Task directions
Please print exactly the lines below, from the start of the material up to and including the line with "const seriesNames = ['A1', 'A4', 'B1', 'B2', 'B3', 'PI'];", but none of the pictures.

Excerpted data
- - - -
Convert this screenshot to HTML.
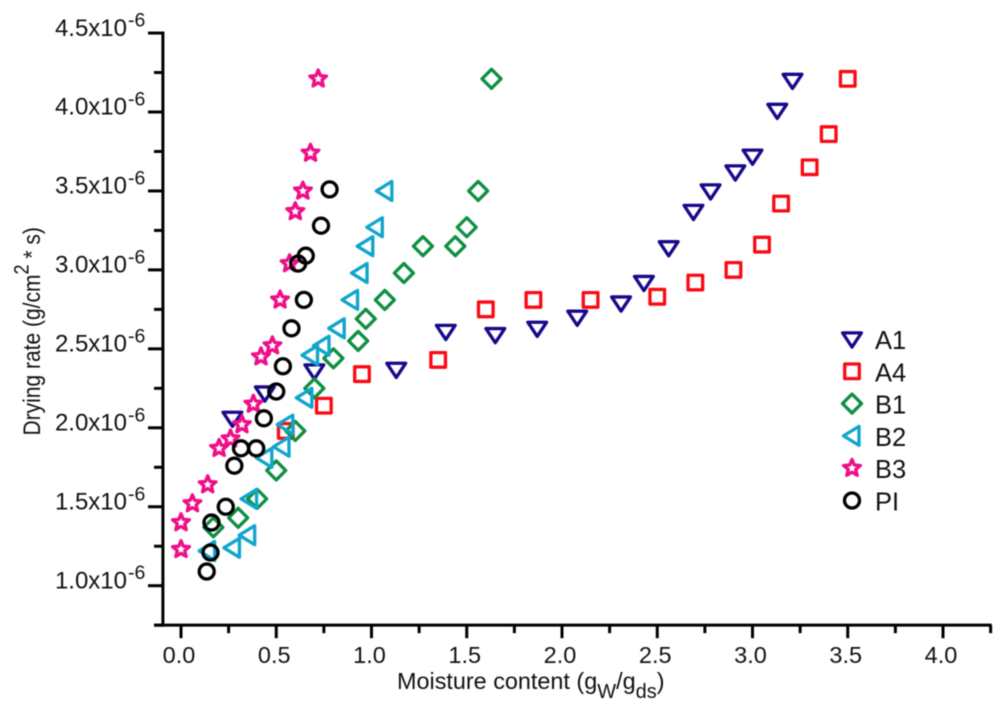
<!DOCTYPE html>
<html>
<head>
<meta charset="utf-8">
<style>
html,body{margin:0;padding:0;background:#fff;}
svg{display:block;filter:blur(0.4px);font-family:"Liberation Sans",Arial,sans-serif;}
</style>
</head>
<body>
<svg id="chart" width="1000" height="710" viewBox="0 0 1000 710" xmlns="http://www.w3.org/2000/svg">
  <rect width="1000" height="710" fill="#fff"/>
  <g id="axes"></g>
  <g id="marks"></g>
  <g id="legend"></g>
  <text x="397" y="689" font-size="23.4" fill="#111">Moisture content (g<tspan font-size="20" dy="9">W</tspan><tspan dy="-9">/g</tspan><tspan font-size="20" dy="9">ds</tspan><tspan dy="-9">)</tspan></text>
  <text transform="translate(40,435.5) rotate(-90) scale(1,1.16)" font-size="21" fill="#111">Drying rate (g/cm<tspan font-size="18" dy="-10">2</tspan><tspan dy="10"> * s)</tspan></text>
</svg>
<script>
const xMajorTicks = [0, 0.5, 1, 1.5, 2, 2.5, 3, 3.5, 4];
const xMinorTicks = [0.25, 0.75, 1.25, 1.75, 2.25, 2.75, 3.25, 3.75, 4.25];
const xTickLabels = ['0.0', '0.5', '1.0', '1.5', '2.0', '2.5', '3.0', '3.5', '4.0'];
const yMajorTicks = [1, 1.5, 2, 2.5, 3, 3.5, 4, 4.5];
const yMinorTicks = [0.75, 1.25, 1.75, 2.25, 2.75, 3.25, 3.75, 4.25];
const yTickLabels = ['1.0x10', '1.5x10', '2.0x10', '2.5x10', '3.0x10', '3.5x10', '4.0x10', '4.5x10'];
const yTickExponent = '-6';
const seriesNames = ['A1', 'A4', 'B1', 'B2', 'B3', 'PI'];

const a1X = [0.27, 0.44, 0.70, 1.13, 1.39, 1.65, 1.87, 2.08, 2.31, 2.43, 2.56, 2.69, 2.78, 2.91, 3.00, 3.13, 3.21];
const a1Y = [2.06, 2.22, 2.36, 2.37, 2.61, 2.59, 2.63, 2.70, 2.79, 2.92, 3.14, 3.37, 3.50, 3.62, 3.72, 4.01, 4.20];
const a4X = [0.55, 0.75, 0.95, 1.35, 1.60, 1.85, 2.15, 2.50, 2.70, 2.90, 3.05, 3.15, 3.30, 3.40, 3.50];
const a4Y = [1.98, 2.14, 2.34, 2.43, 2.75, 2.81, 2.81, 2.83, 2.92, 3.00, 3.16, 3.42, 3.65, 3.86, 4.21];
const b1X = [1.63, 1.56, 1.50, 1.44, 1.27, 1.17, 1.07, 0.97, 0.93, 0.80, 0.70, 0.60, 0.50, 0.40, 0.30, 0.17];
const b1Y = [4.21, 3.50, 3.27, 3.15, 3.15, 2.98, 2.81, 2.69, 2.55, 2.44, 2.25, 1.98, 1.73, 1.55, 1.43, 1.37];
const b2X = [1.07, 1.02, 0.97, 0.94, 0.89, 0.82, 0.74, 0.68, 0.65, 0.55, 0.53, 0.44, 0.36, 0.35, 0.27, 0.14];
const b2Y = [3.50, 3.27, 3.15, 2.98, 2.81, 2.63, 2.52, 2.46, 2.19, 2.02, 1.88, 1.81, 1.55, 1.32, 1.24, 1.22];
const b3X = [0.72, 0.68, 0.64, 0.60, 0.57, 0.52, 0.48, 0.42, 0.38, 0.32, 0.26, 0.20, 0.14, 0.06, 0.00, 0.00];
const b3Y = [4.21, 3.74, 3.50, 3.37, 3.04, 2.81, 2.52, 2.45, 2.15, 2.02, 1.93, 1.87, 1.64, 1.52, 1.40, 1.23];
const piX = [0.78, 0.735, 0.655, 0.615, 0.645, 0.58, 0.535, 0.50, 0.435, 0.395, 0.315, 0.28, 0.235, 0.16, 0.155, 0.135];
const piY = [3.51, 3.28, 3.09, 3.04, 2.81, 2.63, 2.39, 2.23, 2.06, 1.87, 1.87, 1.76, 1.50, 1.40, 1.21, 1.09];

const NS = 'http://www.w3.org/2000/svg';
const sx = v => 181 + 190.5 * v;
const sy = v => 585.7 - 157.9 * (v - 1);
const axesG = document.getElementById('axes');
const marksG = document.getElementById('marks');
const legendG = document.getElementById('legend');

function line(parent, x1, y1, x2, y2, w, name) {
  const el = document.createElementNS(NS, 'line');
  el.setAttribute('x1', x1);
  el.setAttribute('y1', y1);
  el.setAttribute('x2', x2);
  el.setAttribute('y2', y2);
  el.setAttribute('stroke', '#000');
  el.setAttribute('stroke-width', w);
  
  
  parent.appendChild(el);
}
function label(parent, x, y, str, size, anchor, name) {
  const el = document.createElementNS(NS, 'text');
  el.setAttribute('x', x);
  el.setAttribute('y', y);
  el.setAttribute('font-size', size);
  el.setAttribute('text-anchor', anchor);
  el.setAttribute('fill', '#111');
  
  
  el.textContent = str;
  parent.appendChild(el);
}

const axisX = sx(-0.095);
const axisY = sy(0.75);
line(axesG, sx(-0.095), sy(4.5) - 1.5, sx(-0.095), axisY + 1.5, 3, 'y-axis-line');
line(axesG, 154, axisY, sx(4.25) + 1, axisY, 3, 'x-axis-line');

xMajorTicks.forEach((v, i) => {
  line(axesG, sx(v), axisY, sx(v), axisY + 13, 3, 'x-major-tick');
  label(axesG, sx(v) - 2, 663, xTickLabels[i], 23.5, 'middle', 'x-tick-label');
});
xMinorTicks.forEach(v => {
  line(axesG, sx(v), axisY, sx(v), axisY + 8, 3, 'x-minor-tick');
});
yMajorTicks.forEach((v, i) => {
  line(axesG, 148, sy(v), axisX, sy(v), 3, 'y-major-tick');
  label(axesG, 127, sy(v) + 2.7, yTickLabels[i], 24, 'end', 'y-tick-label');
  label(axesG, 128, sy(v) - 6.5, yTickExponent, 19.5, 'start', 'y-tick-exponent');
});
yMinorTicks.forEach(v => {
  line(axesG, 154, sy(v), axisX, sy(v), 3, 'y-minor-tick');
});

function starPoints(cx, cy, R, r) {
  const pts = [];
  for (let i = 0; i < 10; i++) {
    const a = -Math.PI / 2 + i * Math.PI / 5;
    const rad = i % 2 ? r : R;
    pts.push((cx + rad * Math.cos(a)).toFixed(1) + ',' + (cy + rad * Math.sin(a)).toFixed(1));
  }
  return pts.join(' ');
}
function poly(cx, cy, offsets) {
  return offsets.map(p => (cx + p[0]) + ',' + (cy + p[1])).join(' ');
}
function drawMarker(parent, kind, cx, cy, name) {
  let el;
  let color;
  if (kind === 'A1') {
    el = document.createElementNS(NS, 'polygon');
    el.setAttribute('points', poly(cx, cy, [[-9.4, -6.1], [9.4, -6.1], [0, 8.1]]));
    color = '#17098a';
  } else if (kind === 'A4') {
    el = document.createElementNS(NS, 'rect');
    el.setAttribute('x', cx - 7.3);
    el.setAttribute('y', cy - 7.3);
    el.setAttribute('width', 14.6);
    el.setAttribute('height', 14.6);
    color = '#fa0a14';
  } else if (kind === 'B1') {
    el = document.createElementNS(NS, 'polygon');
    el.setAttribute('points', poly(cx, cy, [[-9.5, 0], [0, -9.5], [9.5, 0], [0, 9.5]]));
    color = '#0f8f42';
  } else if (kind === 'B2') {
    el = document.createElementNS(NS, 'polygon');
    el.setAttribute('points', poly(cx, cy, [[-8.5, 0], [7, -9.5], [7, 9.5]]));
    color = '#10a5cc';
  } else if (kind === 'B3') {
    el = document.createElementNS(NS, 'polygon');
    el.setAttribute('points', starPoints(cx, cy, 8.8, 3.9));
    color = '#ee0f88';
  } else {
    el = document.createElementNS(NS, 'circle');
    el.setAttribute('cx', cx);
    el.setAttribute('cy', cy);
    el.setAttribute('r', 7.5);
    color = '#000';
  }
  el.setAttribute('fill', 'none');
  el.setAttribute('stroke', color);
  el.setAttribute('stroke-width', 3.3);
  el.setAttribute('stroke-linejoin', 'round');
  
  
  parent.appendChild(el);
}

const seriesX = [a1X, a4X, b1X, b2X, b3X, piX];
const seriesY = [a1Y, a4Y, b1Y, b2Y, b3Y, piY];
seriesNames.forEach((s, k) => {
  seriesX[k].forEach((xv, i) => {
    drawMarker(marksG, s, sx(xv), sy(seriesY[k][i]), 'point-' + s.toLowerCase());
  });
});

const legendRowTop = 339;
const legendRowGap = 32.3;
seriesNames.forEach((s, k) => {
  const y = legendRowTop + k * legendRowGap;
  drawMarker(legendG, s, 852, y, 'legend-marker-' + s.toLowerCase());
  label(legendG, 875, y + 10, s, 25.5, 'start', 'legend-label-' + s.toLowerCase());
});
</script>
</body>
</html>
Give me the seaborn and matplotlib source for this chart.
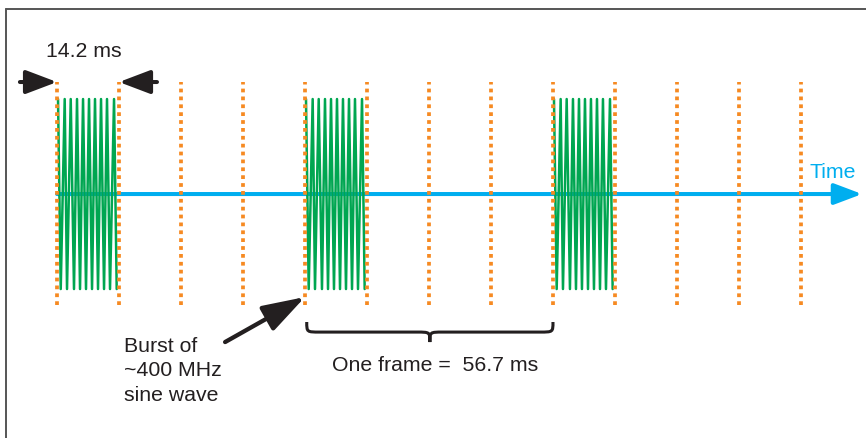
- - - -
Response to the task
Convert this screenshot to HTML.
<!DOCTYPE html>
<html>
<head>
<meta charset="utf-8">
<style>
html,body{margin:0;padding:0;background:#fff;}
svg{display:block;filter:blur(0.4px);font-family:"Liberation Sans",Arial,sans-serif;}
</style>
</head>
<body>
<svg id="chart" width="1000" height="710" viewBox="0 0 1000 710" xmlns="http://www.w3.org/2000/svg">
  <rect width="1000" height="710" fill="#fff"/>
  <g id="axes"></g>
  <g id="marks"></g>
  <g id="legend"></g>
  <text x="397" y="689" font-size="23.4" fill="#111">Moisture content (g<tspan font-size="20" dy="9">W</tspan><tspan dy="-9">/g</tspan><tspan font-size="20" dy="9">ds</tspan><tspan dy="-9">)</tspan></text>
  <text transform="translate(40,435.5) rotate(-90) scale(1,1.16)" font-size="21" fill="#111">Drying rate (g/cm<tspan font-size="18" dy="-10">2</tspan><tspan dy="10"> * s)</tspan></text>
</svg>
<script>
const xMajorTicks = [0, 0.5, 1, 1.5, 2, 2.5, 3, 3.5, 4];
const xMinorTicks = [0.25, 0.75, 1.25, 1.75, 2.25, 2.75, 3.25, 3.75, 4.25];
const xTickLabels = ['0.0', '0.5', '1.0', '1.5', '2.0', '2.5', '3.0', '3.5', '4.0'];
const yMajorTicks = [1, 1.5, 2, 2.5, 3, 3.5, 4, 4.5];
const yMinorTicks = [0.75, 1.25, 1.75, 2.25, 2.75, 3.25, 3.75, 4.25];
const yTickLabels = ['1.0x10', '1.5x10', '2.0x10', '2.5x10', '3.0x10', '3.5x10', '4.0x10', '4.5x10'];
const yTickExponent = '-6';
const seriesNames = ['A1', 'A4', 'B1', 'B2', 'B3', 'PI'];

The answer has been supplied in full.